I met Love 22 during my senior year at the University of Rhode Island. Love 22 slid unannounced into my life on a blustery day in November. He looked like he had been blown like a tumbleweed across the campus quadrangle. The sun was hidden behind a blank slate of sky. Wind sheared through the tops of plain grey trees that had shed their leaves.
I’ve had close encounters with some mighty interesting people, but none as quirky as Love 22. Yes, that is his legal name. Love 22 sat across the desk from me. There wasn’t a wide span between us. With his hangdog expression, messy shoulder-length brown hair and bulging eyes, he looked as though he was guilty of something. He told me I shouldn’t be working on 11/11 because it was a high-frequency day. He didn’t mention that it was Veterans’ Day, a legal holiday.
I might have been the only student on campus who had her own tiny office with a desk, a file cabinet, a black dial phone, a trash can, and two chairs. My office was located on the bottom floor of the Student Union, next door to the campus newspaper The Good 5-cent Cigar. A small brass nameplate outside of my door read Student Ombudsman. Being Student Ombudsman was a real job—The University paid me a stipend of sixty dollars a month. I was determined to save the world, as seen through the eyes of a twenty-year-old radical, hip, feminist chick.
I didn’t know why Love 22 had come by to see me. The more he talked, and he talked a lot, I couldn’t tell if he was deranged or on drugs. I quickly ruled out insanity. He was too happy to be plagued by demons. As for drugs, back in those days everyone was stoned to a large degree. Love 22 talked about rockets. He was excited that Nasa’s Voyager program had discovered a once-in-a-life time alignment that allowed spacecraft to fly past some of the planets using their gravitational field and could hardly wait until the spacecraft explored the moons of Jupiter!
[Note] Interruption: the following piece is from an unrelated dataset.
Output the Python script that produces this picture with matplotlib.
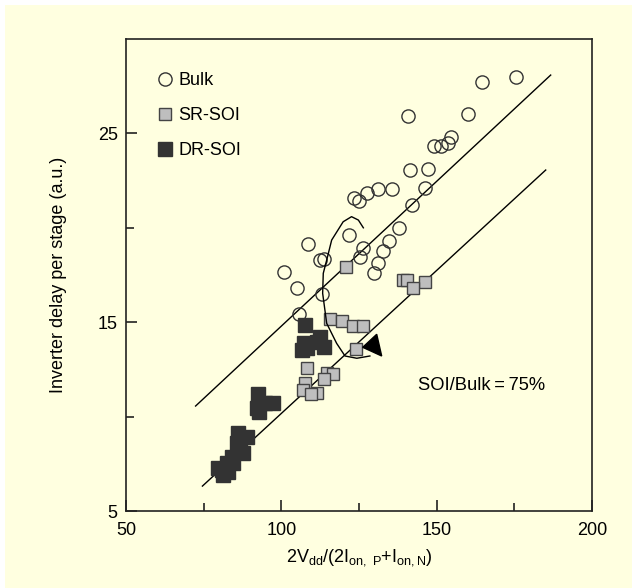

He had a thing for the number 22. He carefully explained that while an Ohm was a unit of measurement of electric resistance and a hardwired principle of electrical engineering, it was also an ‘Om,” the humming sound repeated in yoga. Om or Aum is Sanskrit for source or supreme, the supreme life force. This was God, talking though the man named Love 22! Toward the end of the conversation I began to feel my throat vibrate, especially when he told me that 11/11 or 11 + 11 = 22!
Love 22 seemed to be having the time of his life talking to me. I wasn’t too sure about him, and maybe he sensed that. As quickly as he had flown into my office like an errant fall leave, he blew right back out the door and never came back. I never saw him again but I never forgot him.
As we zoom through November, pure whim made me look him up. Love 22 has cut a mighty swath across the country. His obsession with the number 22 began with his fraternity address at the University of Rhode Island—22 Campus Avenue. “22 is the master vibration of the secrets of the universe,” he told a reporter at the Providence Journal. Born in Westerly, Rhode Island as Lawrence Edmund Wagner, he changed has name legally to Love 22 in 1976. Both his driver’s license and his passport show first name: Love, last name: Twenty Two.
At URI he studied, what else, but accounting! After college he tried sales but nothing took until he started throwing his hat in the ring to run for public office. Since 1976, he’s been running for president as a write-in candidate, and in the 1990s, he ran for governor. He has spent most of his years working as a busker and an event comedian, making the rounds at weddings, graduations, festivals, and private parties. On the professional party circuit, he became known for his deft sleight of hand and origami tricks.
Much to the chagrin of federal authorities, he printed stockpiles of $22 bills, distributing them at public venues, coast to coast and beyond. A few times, he managed to stir trouble when people tried to cash his $22 bills at banks and corner grocery stores. With his signature Uncle Sam top hat, riding a three-wheeled bike, he became a public figure of sorts. The local media loved to write about this a one-of-a-kind gent who carved out a living for himself that was based on his own peculiar notions. Talk about clever personal branding!
Today at age 84, Love 22 lives in a retirement home in Westerly Rhode Island. Even though it was a long time ago when I met him, it seems like yesterday. I think I feel an Om coming on. I vividly recall his hangdog expression that made him look guilty. He was guilty about something. He was guilty for being himself. He committed himself—and audaciously so—to doing things his way, and paying no mind to anyone else’s expectations of who he ought to be. He enjoyed this thing called life and made every minute count. Ohm. Om. Can you feel the vibration?